## What you are asked to do
Retype only what runs from the beginning of the data through the line with "from bokeh.resources import INLINE"; please omit the pictures and keep every line exact.

## Source excerpt
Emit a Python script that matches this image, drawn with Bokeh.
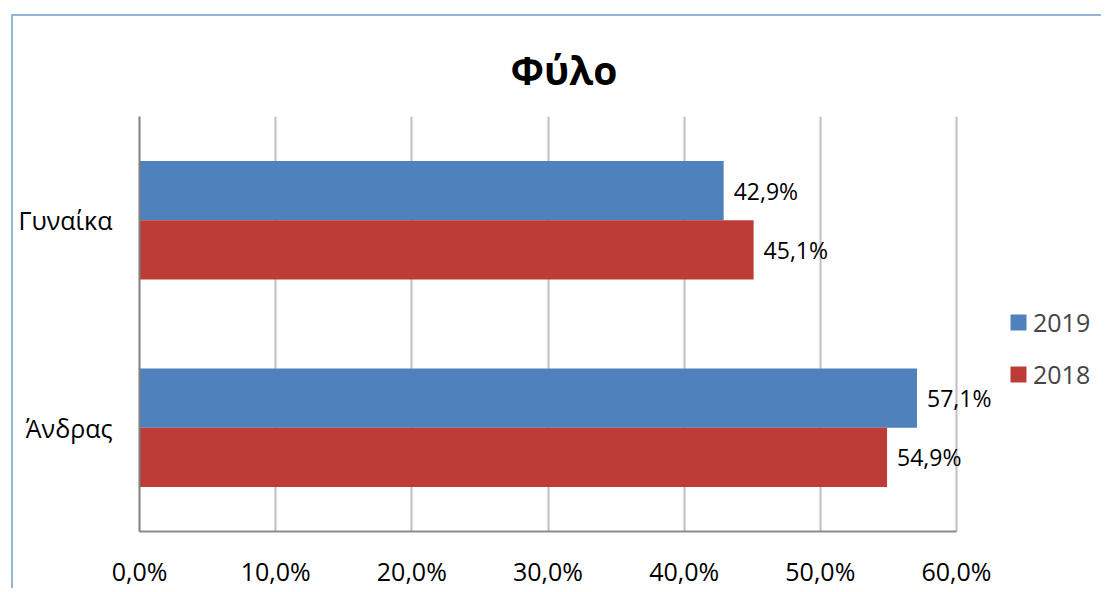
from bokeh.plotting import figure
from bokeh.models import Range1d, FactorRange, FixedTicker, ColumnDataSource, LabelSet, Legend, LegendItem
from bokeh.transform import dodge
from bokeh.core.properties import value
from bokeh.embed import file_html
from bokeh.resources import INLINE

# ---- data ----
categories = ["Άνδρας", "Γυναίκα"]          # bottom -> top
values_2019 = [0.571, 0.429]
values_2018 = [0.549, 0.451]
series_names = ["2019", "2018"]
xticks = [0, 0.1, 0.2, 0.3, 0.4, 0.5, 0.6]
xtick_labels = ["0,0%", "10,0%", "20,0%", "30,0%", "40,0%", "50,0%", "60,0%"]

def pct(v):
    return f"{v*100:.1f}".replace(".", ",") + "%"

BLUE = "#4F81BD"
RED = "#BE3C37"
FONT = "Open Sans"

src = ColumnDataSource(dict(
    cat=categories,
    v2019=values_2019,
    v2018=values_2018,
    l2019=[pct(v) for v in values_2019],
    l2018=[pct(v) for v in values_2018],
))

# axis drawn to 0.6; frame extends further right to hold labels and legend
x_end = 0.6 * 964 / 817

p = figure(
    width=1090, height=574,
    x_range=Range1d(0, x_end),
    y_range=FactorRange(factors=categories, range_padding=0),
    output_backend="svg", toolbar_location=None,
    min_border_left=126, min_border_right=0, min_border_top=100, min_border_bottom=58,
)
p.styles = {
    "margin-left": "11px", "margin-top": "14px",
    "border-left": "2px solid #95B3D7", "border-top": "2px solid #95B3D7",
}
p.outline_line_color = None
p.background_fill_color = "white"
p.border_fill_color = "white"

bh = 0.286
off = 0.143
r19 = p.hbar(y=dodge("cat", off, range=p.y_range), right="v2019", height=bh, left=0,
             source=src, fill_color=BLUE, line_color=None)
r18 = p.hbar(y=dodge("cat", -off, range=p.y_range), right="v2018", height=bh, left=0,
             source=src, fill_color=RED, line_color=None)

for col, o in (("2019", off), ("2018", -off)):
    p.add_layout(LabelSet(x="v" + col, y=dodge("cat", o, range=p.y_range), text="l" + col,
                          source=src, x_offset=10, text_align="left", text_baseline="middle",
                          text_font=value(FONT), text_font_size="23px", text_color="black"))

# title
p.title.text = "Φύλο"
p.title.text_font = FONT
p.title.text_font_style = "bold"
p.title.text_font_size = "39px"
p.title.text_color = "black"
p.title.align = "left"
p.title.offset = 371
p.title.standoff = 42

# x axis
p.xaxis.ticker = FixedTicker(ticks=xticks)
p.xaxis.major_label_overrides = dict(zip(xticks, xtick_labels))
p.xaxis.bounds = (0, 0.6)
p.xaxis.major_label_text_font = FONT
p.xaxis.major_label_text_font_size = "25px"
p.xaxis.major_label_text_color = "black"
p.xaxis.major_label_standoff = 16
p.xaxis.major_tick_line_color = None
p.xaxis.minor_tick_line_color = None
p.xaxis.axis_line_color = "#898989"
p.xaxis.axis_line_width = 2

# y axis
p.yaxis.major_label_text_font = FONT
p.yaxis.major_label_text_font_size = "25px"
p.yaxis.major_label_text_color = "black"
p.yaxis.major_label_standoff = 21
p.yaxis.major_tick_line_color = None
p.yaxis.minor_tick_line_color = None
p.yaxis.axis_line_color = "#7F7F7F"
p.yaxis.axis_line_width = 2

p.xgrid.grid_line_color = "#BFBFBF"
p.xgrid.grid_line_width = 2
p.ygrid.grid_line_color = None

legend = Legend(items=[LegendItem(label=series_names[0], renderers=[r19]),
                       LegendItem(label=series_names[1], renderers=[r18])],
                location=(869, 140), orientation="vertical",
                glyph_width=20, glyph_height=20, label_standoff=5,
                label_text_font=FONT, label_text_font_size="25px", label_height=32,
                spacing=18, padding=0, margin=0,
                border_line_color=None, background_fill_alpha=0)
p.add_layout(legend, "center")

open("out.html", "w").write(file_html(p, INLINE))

## Solution for this problem
Emit a Python script that matches this image, drawn with Bokeh.
from bokeh.plotting import figure
from bokeh.models import Range1d, FactorRange, FixedTicker, ColumnDataSource, LabelSet, Legend, LegendItem
from bokeh.transform import dodge
from bokeh.core.properties import value
from bokeh.embed import file_html
from bokeh.resources import INLINE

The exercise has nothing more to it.